READ THE WORLD – Saint Kitts and Nevis: Only God Can Make a Tree by Bertram Roach

Adrian is the son of a black Caribbean woman and an Irish immigrant father and is blessed with the pale skin and European features to allow him social mobility in the rigidly hierarchical society of twentieth-century Caribbean life. He falls in love but is offered the opportunity to improve his social standing, and thus the rest of his life, if he can suppress his heart’s desire and decide with his head. Will he choose Julia, the only woman he has ever really loved, and settle for being an overseer, or will he opt for the plantation-owner’s daughter, Alice Mills, who could provide him with the social standing he has always dreamed of?

Only God Can Make a Tree is a short book at less than 150 pages, and it is a quick read both because of its length and because of the writing style. It’s written very simply and is very much a book where it tells you what’s happening and what characters are feeling rather than showing you through metaphors or flowery language. This makes it seem like it’s not a very well-written book as you can’t easily connect with the characters and the plot is just laid out in front of you. It took a while to get used to how it was written, but its blunt, on the nose approach to this story did make it easy to read and sometimes engaging.

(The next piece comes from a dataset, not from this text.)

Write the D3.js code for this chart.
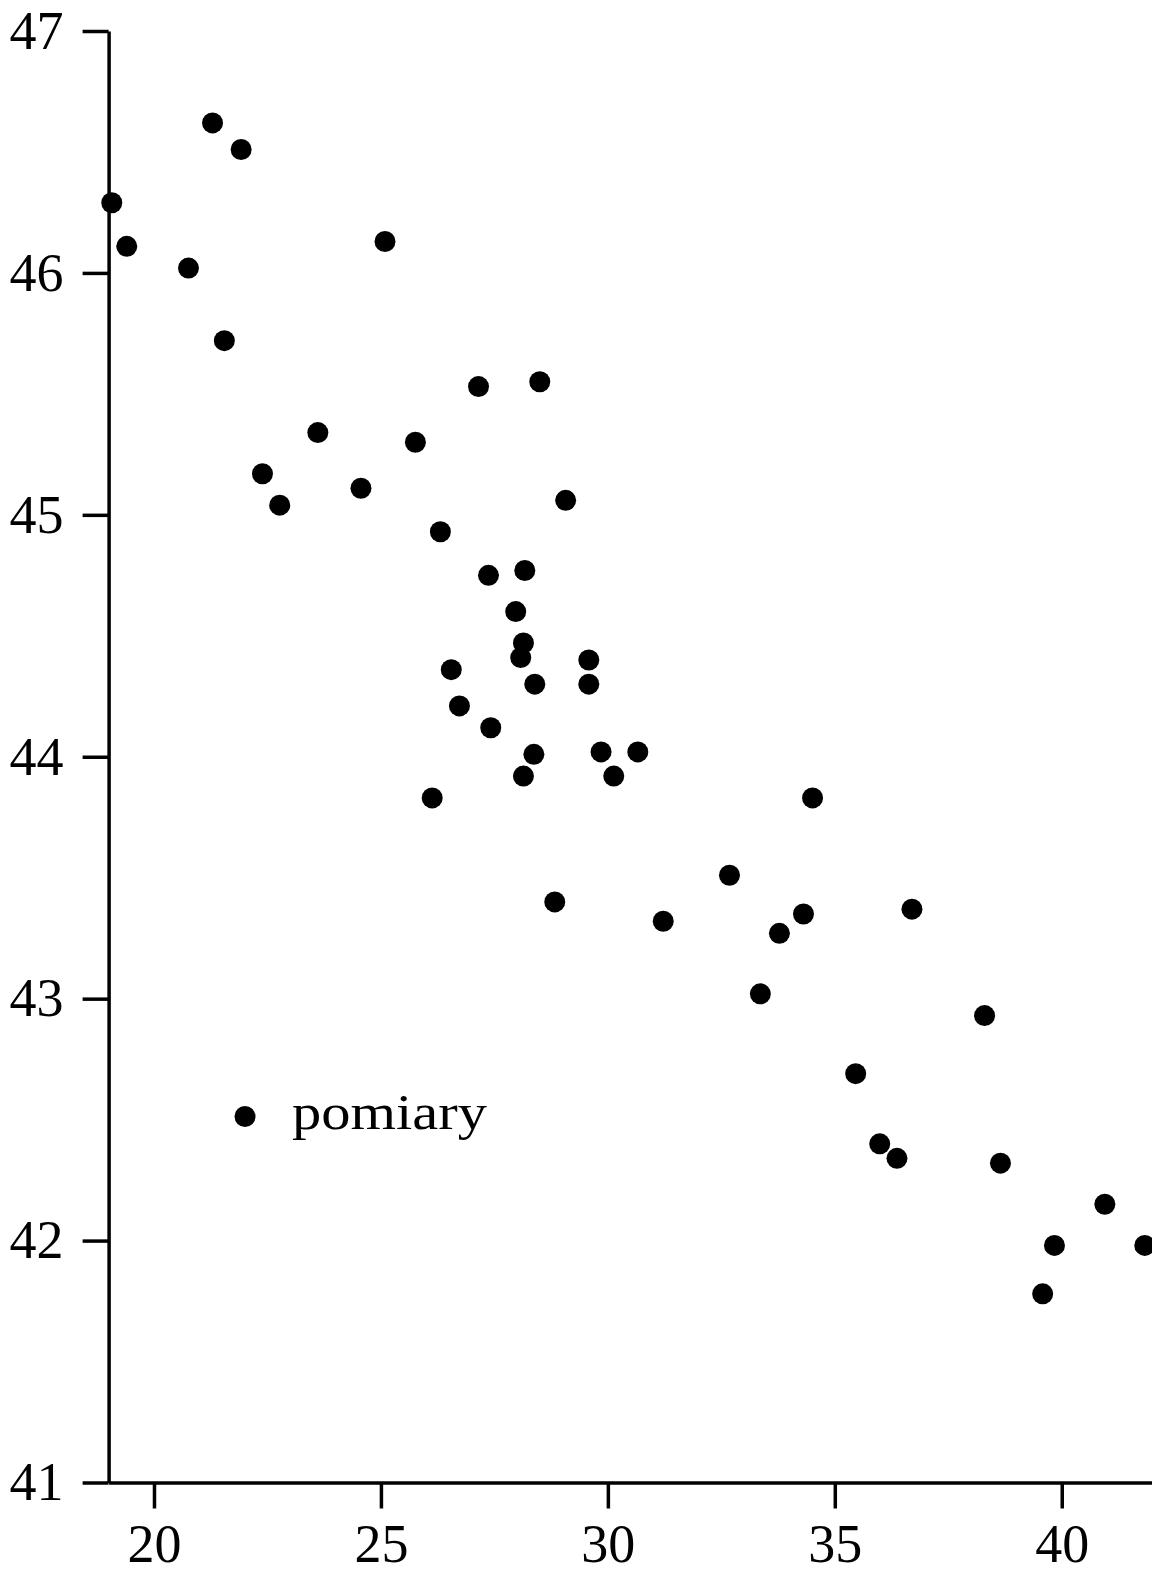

For such a short book it covers a lot of time and different characters lives. Adrian is the main character but as the choices he makes have knock on effects onto the people around him, you get snippets from other characters points of view as they struggle to deal with the fallout of his actions. The latter half of the book spans more time as Adrian fathers’ children and they grow up and have to live with Adrian being their father and what that can mean for them.

Adrian is a character that’s equal parts infuriating and sympathetic. While his actions are his own, and they are often reckless and hurt women who do love him, he is boxed in by the hierarchical society and has limited options if he desires to climb the social ladder. Adrian has high aspirations in a society that won’t really allow him to have those aspirations. He is a man that’s almost trapped between two societies because of his parentage, he can pass for white a lot of the time, but at the same time many white people will never see him as anything but black and will treat him accordingly. There’s also how Adrian appears to be destined to make similar mistakes to his own father, and all the rum that’s available is not good for any of the characters.

The sections about life in Saint Kitts and Nevis in the twentieth century were interesting. White, often English, people still owned the cotton and sugar cane plantations but now they pay people to work the land, albeit very cheaply. The former slaves are now labourers. As not a lot of time has passed since the abolition of slavery, there’s still some tension as the white plantation owners believe that the black people are still savages deep down. Often the glimpses of Caribbean society and how it works were more interesting than Adrian’s life. Though that being said, how Caribbean society works had a direct effect on Adrian and how is life panned out so the intersection between the two was also interesting.

I read Only God Can Make a Tree in less than two hours but I’m not sure how long this story will stick with me. It’s a concise family saga that gives a unique insight into post-slavery Caribbean and how one man’s aspirations can have long-lasting and unexpected effects. 2/5.